The fourth entry in Michael Bay’s ‘Transformers‘ movie saga has new characters and the same old flaws. It’s a clunky and bloated mess of a movie based on the popular 1980’s toy line and cartoon/3o-minute commercial series. This is the very definition of a mindless summer blockbuster that is all presentation and zero substance. In other words, it’s just another Transformers movie with all the flashy graphics and major plot problems we’ve come to expect from this franchise by now. It’s a movie that doesn’t so much leave me foaming with hate, but sighing in disappointment.
At almost three hours, this is a needlessly intricate plot for what amounts to a soulless robot battle. The Autobots, the ‘good Transformers’, are currently being hunted down the by the CIA after their last big battle resulted in too much damage and loss of life in Chicago. To dispatch them, the American government comes up with the genius idea to use the visiting Transformers creators in wiping out their own ilk. We know this is only going to result in the destruction of humanity when the creators turn on the humans, but nobody ever once bothers pointing this out. In addition, the government is also working with a science division to create their own Transformers with a new element known as Transformium (what an original name). In doing so, they end up reviving Megatron (rival villain of the Autobots) who now has the ability to a-sexually reproduce more Transformers for some reason.
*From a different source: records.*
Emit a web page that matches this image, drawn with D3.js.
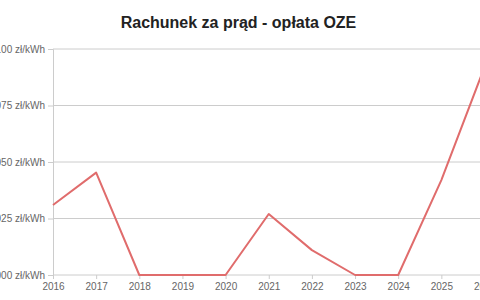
<!DOCTYPE html>
<html><head><meta charset="utf-8">
<script src="https://cdn.jsdelivr.net/npm/d3@7"></script>
<style>body{margin:0;overflow:hidden;background:#fff}svg{display:block}</style>
</head><body>
<script>
const years = [2016,2017,2018,2019,2020,2021,2022,2023,2024,2025,2026];
const values = [0.0031,0.00453,0,0,0,0.0027,0.0011,0,0,0.0042,0.0092];
const yTicks = [0,0.0025,0.005,0.0075,0.01];
const title = "Rachunek za prąd - opłata OZE";

const W = 480, H = 300;
const svg = d3.select("body").append("svg").attr("width",W).attr("height",H);
const x = d3.scaleLinear().domain([2016,2026]).range([53,484.5]);
const y = d3.scaleLinear().domain([0,0.01]).range([275,49]);
const fmt = v => d3.format(".4f")(v).replace(".",",") + " zł/kWh";
const FF = "Liberation Sans, Arial, sans-serif";

svg.append("text").attr("x",238.5).attr("y",28).attr("text-anchor","middle")
  .attr("font-family",FF).attr("font-weight","bold")
  .attr("font-size",16).attr("fill","#222").text(title);

const yAxis = svg.append("g").attr("transform","translate(53,0)")
  .call(d3.axisLeft(y).tickValues(yTicks).tickFormat(fmt).tickSize(5).tickPadding(3));
yAxis.select(".domain").attr("stroke","#ccc");
yAxis.selectAll(".tick line").attr("stroke","#ccc");
yAxis.selectAll(".tick text").attr("fill","#666").attr("font-size",10)
  .attr("font-family",FF);

svg.append("g").selectAll("line").data(yTicks).join("line")
  .attr("x1",53).attr("x2",W+20).attr("y1",d=>y(d)).attr("y2",d=>y(d))
  .attr("stroke","#ccc").attr("stroke-width",1);

const xAxis = svg.append("g").attr("transform","translate(0,275)")
  .call(d3.axisBottom(x).tickValues(years).tickFormat(d3.format("d")).tickSize(4).tickPadding(4));
xAxis.select(".domain").remove();
xAxis.selectAll(".tick line").attr("stroke","#ccc");
xAxis.selectAll(".tick text").attr("fill","#666").attr("font-size",10)
  .attr("font-family",FF);

svg.append("path").datum(years.map((yr,i)=>[yr,values[i]]))
  .attr("fill","none").attr("stroke","#e06c6c").attr("stroke-width",2)
  .attr("stroke-linejoin","round")
  .attr("d",d3.line().x(d=>x(d[0])).y(d=>y(d[1])));
</script>
</body></html>
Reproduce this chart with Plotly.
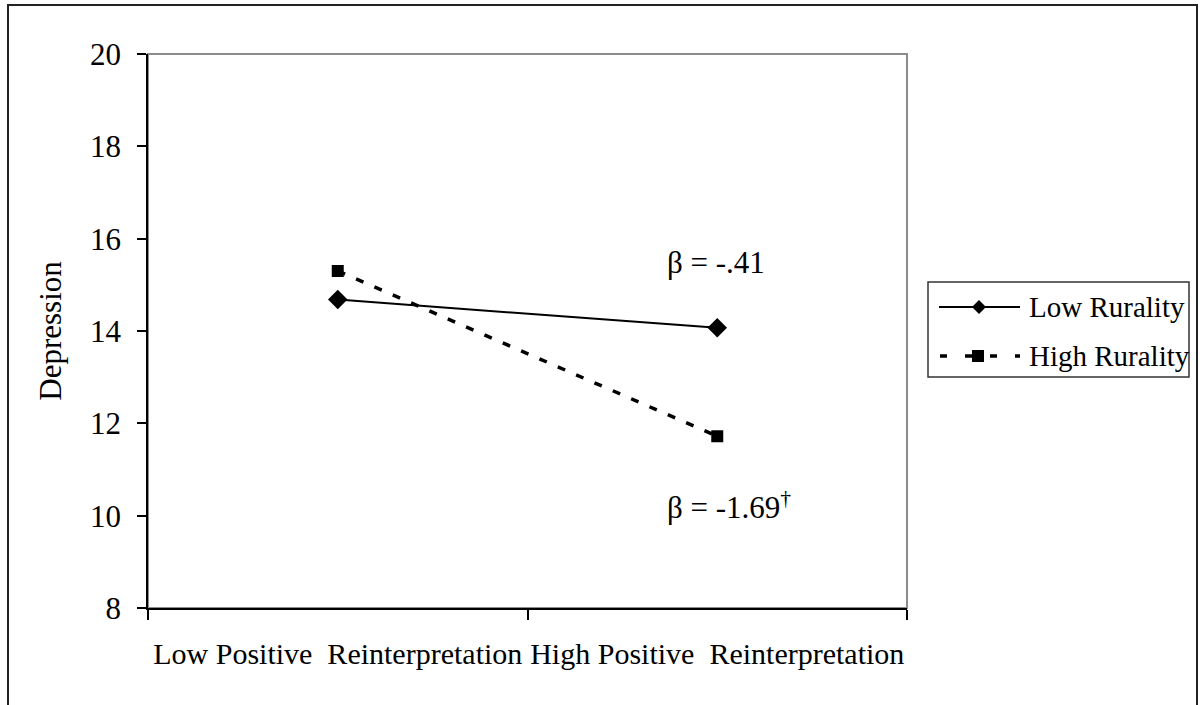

None of this matters though as it’s all just an elaborate excuse for Mark Wahlberg and his family to run around robot-infested battlefields. Wahlberg plays a poor inventor who happens upon the Autobot leader Optimus Prime and is conflicted about helping him or turning him in. The decision is easily made when the CIA arrive at his door and threaten to kill his daughter unless he hands over Prime. They escape in a big explosion and it’s now working man versus government and Autobots versus Transformer creators. Instead of taking advance of all the various plot points and angles you could take from the multitude of story elements tossed in, they’re just stepping stones to the inevitable.
The computer graphics for the Transformers and the action sequences are top-notch as always with a nearly seamless blending of live-action footage and CGI. But what is it all for? None of these characters are developed enough that we don’t care who is killed or who shoots what. The entire last hour is a frenetic mess of moving parts clashing on screen. I can’t tell which Transformer is which with such horrible designs that lack any iconography or personality. How is it that in a movie year where we have films with CGI raccoons, ninja turtles and apes are far more expressive and competent then the smattering of gears that are the Transformers?
Why is Optimus Prime riding a robotic dinosaur and wielding a sword? Who cares – he just cut a Transformer in half. That is the only justification I could imagine for everything that happens in this movie. This is the very definition of a film with no shame. It doesn’t care that the characters are one dimensional. It doesn’t care that plot is a string of lame gags where everybody is comic relief. And it certainly doesn’t care about the worst product placement I’ve ever seen – as if Bay is trying to outdo himself in this one department. If Michael Bay cares only about the technical aspect and none of the story, why should we give a hoot about anything in this film? It’s the junkiest of the junk food cinema, guaranteed to give you a brain ache.